Wat in deze context ook niet verkeerd is, is dat Lotus momenteel geleid wordt door Jean-Marc Gale: een voormalig topmanager topmanager van … PSA. Het maakt de onderhandelingen natuurlijk wel zo makkelijk als je dezelfde (Franse) taal spreekt. Of de bedrijfscultuur van je gesprekspartner kent. Lotus betrekt haar motoren nu van Toyota, maar dat hoeft een acquisitie door PSA niet in de weg te staan. De Fransen kunnen immers prima door één deur met de Japanners, zo is uit diverse samenwerkingsprojecten gebleken. Toyota zal zich naar verwachting dus constructief blijven opstellen.
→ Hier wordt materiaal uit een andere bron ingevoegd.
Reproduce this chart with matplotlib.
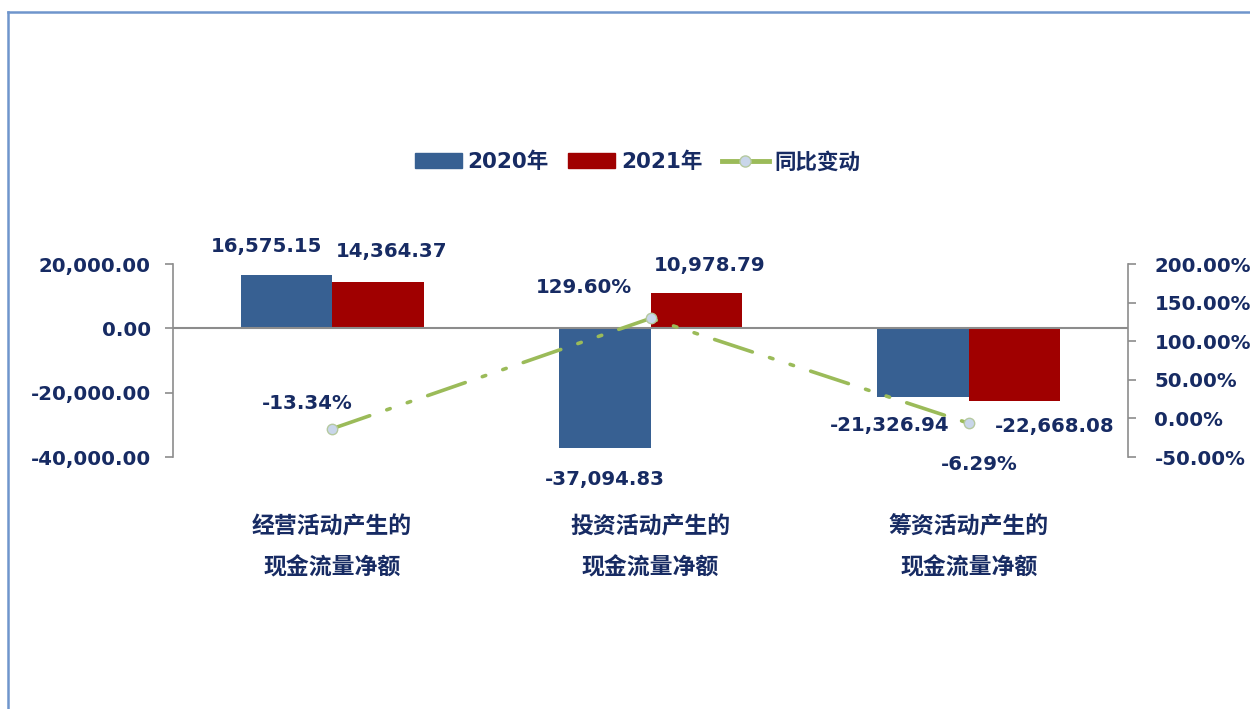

Weet PSA tot een deal te komen met DRB-Hicom, dan is het kostje van Lotus gekocht. Synergie-effecten met Proton waren er eigenlijk niet, of het moet zijn dat er consultancy opdrachten voor het Maleisische moederbedrijf werden verricht waarmee wat geld in het laatje kwam. Lotus is te klein om zelfstandig te overleven in de autowereld. Dat is geen schande, want ook de landgenoten Aston Martin, Bentley, Jaguar, Land Rover, Mini en Rolls-Royce staan niet meer op eigen benen. Toch kan het merk een mooie aanvulling zijn op het gamma van PSA. Met de potentie om uit te groeien tot een rechtstreekse rivaal voor Alpine.